Abstract

Conventional digital cameras typically accumulate all the photons within an exposure period to form a snapshot image. It requires the scene to be quite still during the imaging time, otherwise it would result in blurry image for the moving objects. Recently, a retina-inspired spike camera has been proposed and shown great potential for recording high-speed motion scenes. Instead of capturing the visual scene by a single snapshot, the spike camera records the dynamic light intensity variation continuously. Each pixel on spike camera sensor accumulates the incoming photons independently and persistently, which fires a spike and restarts the photon accumulation immediately once the dispatch threshold is reached, producing a continuous stream of spikes recorded at very high temporal resolution.
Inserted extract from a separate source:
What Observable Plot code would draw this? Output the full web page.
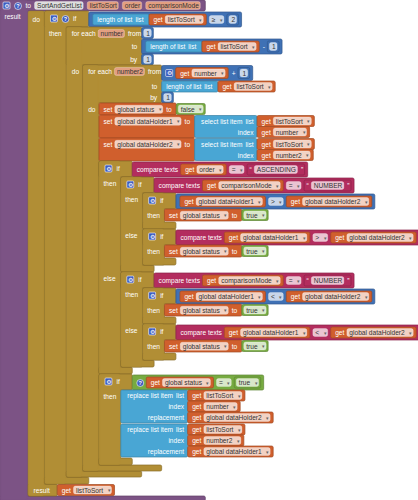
<!DOCTYPE html>
<html><head><meta charset="utf-8">
<script src="https://cdn.jsdelivr.net/npm/d3@7"></script>
<script src="https://cdn.jsdelivr.net/npm/@observablehq/plot@0.6"></script>
<style>body{margin:0;background:#fff}</style>
</head><body><div id="chart"></div>
<script>
// ---------- content ----------
const procName = "SortAndGetList";
const procParams = ["listToSort", "order", "comparisonMode"];
const loopVars = ["number", "number2"];
const globalVars = ["global status", "global dataHolder1", "global dataHolder2"];
const textValues = ["ASCENDING", "NUMBER"];
const operators = ["≥", "=", ">", "<"];
const numberValues = [1, 2];
const boolValues = ["false", "true"];
const armLabels = ["then", "else", "do", "result"];

// ---------- style ----------
const pal = {proc:"#7c5385", control:"#b18e35", variable:"#d05f2d", list:"#49a6d4",
             math:"#3f71b5", text:"#b32d5e", logic:"#77ab41"};
const FS = 6.6, PL = 4, PR = 3, GAP = 3, LEAF = 11, INPAD = 2, ICON = 7;
const ctx = document.createElement("canvas").getContext("2d");
ctx.font = `${FS}px "Liberation Sans"`;
const tw = s => ctx.measureText(s).width;
const dark = c => d3.color(pal[c]).darker(0.7).formatHex();
const fieldFill = (cat, style) => style === "name" ? "#dedede"
  : style === "param" ? d3.interpolateRgb(pal.variable, "#fff")(0.4)
  : d3.interpolateRgb(pal[cat], "#fff")(0.72);

// ---------- block constructors ----------
const L = s => ({k:"label", s});
const F = (s, dd=false, style=null) => ({k:"field", s:String(s), dd, style});
const I = icon => ({k:"icon", icon});
const C = node => ({k:"child", node});

const get = name => ({cat:"variable", parts:[L("get"), F(name, true)]});
const num = n => ({cat:"math", tight:true, parts:[F(n)]});
const bool = v => ({cat:"logic", tight:true, parts:[F(v, true)]});
const txt = s => ({cat:"text", tight:true, parts:[L("“"), F(s), L("”")]});
const lengthOf = v => ({cat:"list", parts:[L("length of list"), L("list")], ext:v});
const mathCmp = (a, op, b) => ({cat:"math", parts:[C(a), F(op, true), C(b)]});
const textCmp = (a, op, b) => ({cat:"text", parts:[L("compare texts"), C(a), F(op, true), C(b)]});
const logicCmp = (a, op, b) => ({cat:"logic", parts:[I("?"), C(a), F(op, true), C(b)]});
const plus = (a, b) => ({cat:"math", parts:[I("gear"), C(a), L("+"), C(b)]});
const minus = (a, b) => ({cat:"math", parts:[C(a), L("-"), C(b)]});
const select = (l, i) => ({cat:"list", rows:[{lab:["select list item", "list"], v:l}, {lab:["index"], v:i}]});
const replace = (l, i, r) => ({st:"rows", val:{cat:"list", rows:[
  {lab:["replace list item", "list"], v:l}, {lab:["index"], v:i}, {lab:["replacement"], v:r}]}});
const setS = (name, v) => ({st:"set", cat:"variable", parts:[L("set"), F(name, true), L("to")], ext:v});
const ifS = (cond, arms, icons=["gear"]) => ({st:"if", cond, icons, arms:arms.map(([lab, body]) => ({lab, body}))});
const forS = (v, from, to, by, body) => ({st:"for", v, from, to, by, body});

// ---------- the program ----------
const [pList, pOrder, pMode] = procParams;
const [vN, vN2] = loopVars;
const [gStatus, gDh1, gDh2] = globalVars;
const [tAsc, tNum] = textValues;
const [opGe, opEq, opGt, opLt] = operators;
const [one, two] = numberValues;
const [bFalse, bTrue] = boolValues;
const [lThen, lElse] = armLabels;

const innerIf = op => ifS(mathCmp(get(gDh1), op, get(gDh2)), [[lThen, [setS(gStatus, bool(bTrue))]]]);
const innerIfT = op => ifS(textCmp(get(gDh1), op, get(gDh2)), [[lThen, [setS(gStatus, bool(bTrue))]]]);
const middleIf = op => ifS(textCmp(get(pMode), opEq, txt(tNum)), [[lThen, [innerIf(op)]], [lElse, [innerIfT(op)]]]);
const orderIf = ifS(textCmp(get(pOrder), opEq, txt(tAsc)), [[lThen, [middleIf(opGt)]], [lElse, [middleIf(opLt)]]]);
const swapIf = ifS(logicCmp(get(gStatus), opEq, bool(bTrue)), [[lThen, [
  replace(get(pList), get(vN), get(gDh2)), replace(get(pList), get(vN2), get(gDh1))]]]);
const loop2 = forS(vN2, plus(get(vN), num(one)), lengthOf(get(pList)), num(one), [
  setS(gStatus, bool(bFalse)), setS(gDh1, select(get(pList), get(vN))),
  setS(gDh2, select(get(pList), get(vN2))), orderIf, swapIf]);
const loop1 = forS(vN, num(one), minus(lengthOf(get(pList)), num(one)), num(one), [loop2]);
const topIf = ifS(mathCmp(lengthOf(get(pList)), opGe, num(two)), [[lThen, [loop1]]], ["gear", "?"]);
const doResult = {st:"doresult", body:[topIf], result:get(pList)};

// ---------- layout ----------
const S = {rects:[], fields:[], icons:[], texts:[]};
const rect = (x1, y1, x2, y2, cat) => S.rects.push({x1, y1, x2, y2, fill:pal[cat], stroke:dark(cat)});
const patch = (x1, y1, x2, y2, cat) => S.rects.push({x1:x1+0.7, y1:y1+0.7, x2:x2-0.7, y2:y2-0.7, fill:pal[cat], stroke:pal[cat]});
const label = (x, y, s, anchor="start") => S.texts.push({x, y, s, fill:"#ffffff", anchor, size:FS});
const fieldW = f => tw(f.s) + 4 + (f.dd ? 7 : 0);
const partW = p => p.k === "label" ? tw(p.s) : p.k === "field" ? fieldW(p) : p.k === "icon" ? ICON : mv(p.node).w;

function mv(n) {
  if (n.m) return n.m;
  let m;
  if (n.rows) {
    const labW = d3.max(n.rows, r => d3.sum(r.lab, tw) + GAP * (r.lab.length - 1));
    const bodyW = PL + labW + 6;
    const hs = n.rows.map(r => Math.max(LEAF, mv(r.v).h));
    m = {bodyW, hs, h:d3.sum(hs), w:bodyW + d3.max(n.rows, r => mv(r.v).w)};
  } else {
    const pl = n.tight ? 2 : PL, pr = n.tight ? 2 : PR;
    const ws = n.parts.map(partW);
    const bodyW = pl + d3.sum(ws) + GAP * (ws.length - 1) + pr + (n.ext ? 3 : 0);
    let h = Math.max(LEAF, ...n.parts.filter(p => p.k === "child").map(p => mv(p.node).h + 2 * INPAD));
    if (n.ext) h = Math.max(h, mv(n.ext).h);
    m = {bodyW, ws, h, w:bodyW + (n.ext ? mv(n.ext).w : 0), pl};
  }
  return n.m = m;
}

function drawPart(p, x, cy, w, cat) {
  if (p.k === "label") label(x, cy, p.s);
  else if (p.k === "field") {
    S.fields.push({x1:x, y1:cy - 4, x2:x + w, y2:cy + 4, fill:fieldFill(cat, p.style)});
    S.texts.push({x:x + 2, y:cy, s:p.s, fill:"#333333", anchor:"start", size:FS});
    if (p.dd) S.texts.push({x:x + w - 1.5, y:cy, s:"▾", fill:"#666666", anchor:"end", size:5});
  } else if (p.k === "icon") S.icons.push({x, cy, icon:p.icon});
  else pv(p.node, x, cy - mv(p.node).h / 2);
}

function pv(n, x, y) {
  const m = mv(n);
  rect(x, y, x + m.bodyW, y + m.h, n.cat);
  if (n.rows) {
    let ry = y;
    n.rows.forEach((r, i) => {
      const cy = ry + Math.min(m.hs[i], LEAF) / 2 + 0.3;
      let lx = x + m.bodyW - 4;
      r.lab.slice().reverse().forEach(l => { label(lx, cy, l, "end"); lx -= tw(l) + GAP; });
      pv(r.v, x + m.bodyW, ry);
      ry += m.hs[i];
    });
    return;
  }
  const cy = n.ext ? y + Math.min(m.h, LEAF) / 2 : y + m.h / 2;
  let cx = x + m.pl;
  n.parts.forEach((p, i) => { drawPart(p, cx, cy, m.ws[i], n.cat); cx += m.ws[i] + GAP; });
  if (n.ext) pv(n.ext, x + m.bodyW, y);
}

function ms(n) {
  if (n.m) return n.m;
  let m;
  if (n.st === "set") {
    const ws = n.parts.map(partW);
    m = {ws, bodyW:PL + d3.sum(ws) + GAP * (ws.length - 1) + 5, h:Math.max(12, mv(n.ext).h + 1)};
  } else if (n.st === "rows") {
    m = {h:mv(n.val).h + 1};
  } else if (n.st === "if") {
    const labW = PL + 2 + n.icons.length * (ICON + 4) + tw("if");
    const hh = Math.max(14, mv(n.cond).h + 1);
    const arms = n.arms.map(a => Math.max(13, d3.sum(a.body, s => ms(s).h)));
    m = {hdrW:labW + 13, hh, arms, arm:PL + tw(lThen) + 5, h:hh + d3.sum(arms) + 7};
  } else if (n.st === "for") {
    const hdr = [L("for each"), F(n.v, false, "param"), L("from")];
    const ws = hdr.map(partW);
    const colW = PL + d3.sum(ws) + GAP * 2 + 2;
    const rh = [mv(n.from).h + 1, mv(n.to).h, mv(n.by).h];
    const bodyH = Math.max(12, d3.sum(n.body, s => ms(s).h));
    m = {hdr, ws, colW, rh, bodyH, arm:PL + tw("do") + 5, h:d3.sum(rh) + bodyH + 6};
  } else if (n.st === "doresult") {
    const bodyH = d3.sum(n.body, s => ms(s).h);
    const rh = Math.max(12, mv(n.result).h + 1);
    m = {arm:PL + tw("do") + 5, rw:PL + tw("result") + 9, bodyH, rh, h:bodyH + rh};
  }
  return n.m = m;
}

function stack(body, x, y) {
  let sy = y;
  body.forEach(s => { ps(s, x, sy); sy += ms(s).h; });
}

function ps(n, x, y) {
  const m = ms(n);
  if (n.st === "set") {
    rect(x, y, x + m.bodyW, y + m.h, n.cat);
    let cx = x + PL;
    n.parts.forEach((p, i) => { drawPart(p, cx, y + 6.3, m.ws[i], n.cat); cx += m.ws[i] + GAP; });
    pv(n.ext, x + m.bodyW, y + 0.5);
  } else if (n.st === "rows") {
    pv(n.val, x, y);
  } else if (n.st === "if") {
    const H = m.h;
    rect(x, y, x + m.arm, y + H, "control");
    rect(x, y, x + m.hdrW, y + m.hh, "control");
    rect(x, y + H - 7, x + m.hdrW, y + H, "control");
    patch(x, y, x + m.arm, y + H, "control");
    let cx = x + PL + 2;
    const cy = y + 7.5;
    n.icons.forEach(ic => { S.icons.push({x:cx, cy, icon:ic}); cx += ICON + 4; });
    label(cx, cy, "if");
    pv(n.cond, x + m.hdrW, y + 1);
    let ay = y + m.hh;
    n.arms.forEach((a, i) => { label(x + PL, ay + 6.8, a.lab); stack(a.body, x + m.arm, ay); ay += m.arms[i]; });
  } else if (n.st === "for") {
    const H = m.h, top = d3.sum(m.rh);
    rect(x, y, x + m.arm, y + H, "control");
    rect(x, y, x + m.colW, y + top, "control");
    rect(x, y + H - 6, x + m.colW, y + H, "control");
    patch(x, y, x + m.arm, y + H, "control");
    let cx = x + PL + 1;
    m.hdr.forEach((p, i) => { drawPart(p, cx, y + 6.5, m.ws[i], "control"); cx += m.ws[i] + GAP; });
    const vx = x + m.colW;
    pv(n.from, vx, y + 0.5);
    let ry = y + m.rh[0];
    label(vx - 5, ry + Math.min(m.rh[1], 14) / 2 + 0.3, "to", "end");
    pv(n.to, vx, ry);
    ry += m.rh[1];
    label(vx - 5, ry + Math.min(m.rh[2], 12) / 2 + 0.3, "by", "end");
    pv(n.by, vx, ry);
    ry += m.rh[2];
    label(x + PL + 1, ry + 6.8, "do");
    stack(n.body, x + m.arm, ry);
  } else if (n.st === "doresult") {
    const H = m.h;
    rect(x, y, x + m.arm, y + H, "control");
    rect(x, y + m.bodyH, x + m.rw, y + H, "control");
    patch(x, y, x + m.arm, y + H, "control");
    label(x + PL, y + 8.5, "do");
    stack(n.body, x + m.arm, y);
    label(x + PL + 1, y + m.bodyH + 6.3, "result");
    pv(n.result, x + m.rw, y + m.bodyH + 0.5);
  }
}

// procedure block
const hdrParts = [I("gear"), I("?"), L("to"), F(procName, false, "name"), ...procParams.map(p => F(p, false, "param"))];
const hdrWs = hdrParts.map(partW);
const HG = 4, HH = 11;
const procW = 3 + d3.sum(hdrWs) + HG * (hdrWs.length - 1) + 5;
const colW = PL + tw("result") + 8;
const drm = ms(doResult);
const procH = HH + drm.h + 5;
rect(0, 0, colW, procH, "proc");
rect(0, 0, procW, HH, "proc");
rect(0, procH - 5, procW, procH, "proc");
patch(0, 0, colW, procH, "proc");
{
  let cx = 3;
  hdrParts.forEach((p, i) => { drawPart(p, cx, HH / 2, hdrWs[i], "proc"); cx += hdrWs[i] + HG; });
}
label(PL, HH + 5.5, "result");
ps(doResult, colW, HH);

// ---------- draw with Plot ----------
const textStart = S.texts.filter(d => d.anchor === "start");
const textEnd = S.texts.filter(d => d.anchor === "end");
const gears = S.icons.filter(d => d.icon === "gear");
const helps = S.icons.filter(d => d.icon === "?");
const font = "Liberation Sans, Arial, sans-serif";

const chart = Plot.plot({
  width: 418, height: 500, margin: 0,
  x: {domain: [0, 418], range: [0, 418], axis: null},
  y: {domain: [0, 500], range: [0, 500], axis: null},
  color: {type: "identity"},
  style: {background: "#ffffff"},
  marks: [
    Plot.rect(S.rects, {x1:"x1", y1:"y1", x2:"x2", y2:"y2", fill:"fill", stroke:"stroke", strokeWidth:0.7, rx:1.5}),
    Plot.rect(S.fields, {x1:"x1", y1:"y1", x2:"x2", y2:"y2", fill:"fill", stroke:"#ffffff", strokeOpacity:0.5, strokeWidth:0.5, rx:2}),
    Plot.rect(gears, {x1:"x", x2:d => d.x + ICON, y1:d => d.cy - 3.5, y2:d => d.cy + 3.5, fill:"#3d5cc0", stroke:"#ffffff", strokeWidth:0.6, rx:1}),
    Plot.text(gears, {x:d => d.x + ICON / 2, y:"cy", text:() => "⚙", fill:"#ffffff", fontSize:6, fontFamily:"DejaVu Sans"}),
    Plot.dot(helps, {x:d => d.x + ICON / 2, y:"cy", r:3.5, fill:"#3d5cc0", stroke:"#ffffff", strokeWidth:0.6}),
    Plot.text(helps, {x:d => d.x + ICON / 2, y:"cy", text:() => "?", fill:"#ffffff", fontSize:5.5, fontWeight:"bold", fontFamily:font}),
    Plot.text(textStart, {x:"x", y:"y", text:"s", fill:"fill", fontSize:"size", textAnchor:"start", fontFamily:font}),
    Plot.text(textEnd, {x:"x", y:"y", text:"s", fill:"fill", fontSize:"size", textAnchor:"end", fontFamily:font})
  ]
});
document.getElementById("chart").appendChild(chart);
</script>
</body></html>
To recover the dynamic scene from captured spike stream, this paper presents an image reconstruction approach for spike camera. In order to generate high-quality reconstruction, we investigate the temporal correlation along motion trajectories and exploit it via adaptive temporal filtering. In particular, we present a hierarchical motion-aligned temporal filtering scheme, combining short-term filtering with long-term filtering to take advantage of long-term temporal correlation with low model complexity. Experimental results demonstrate that the proposed scheme outperforms the existing schemes significantly, producing much better objective and subjective qualities for spike camera image reconstruction.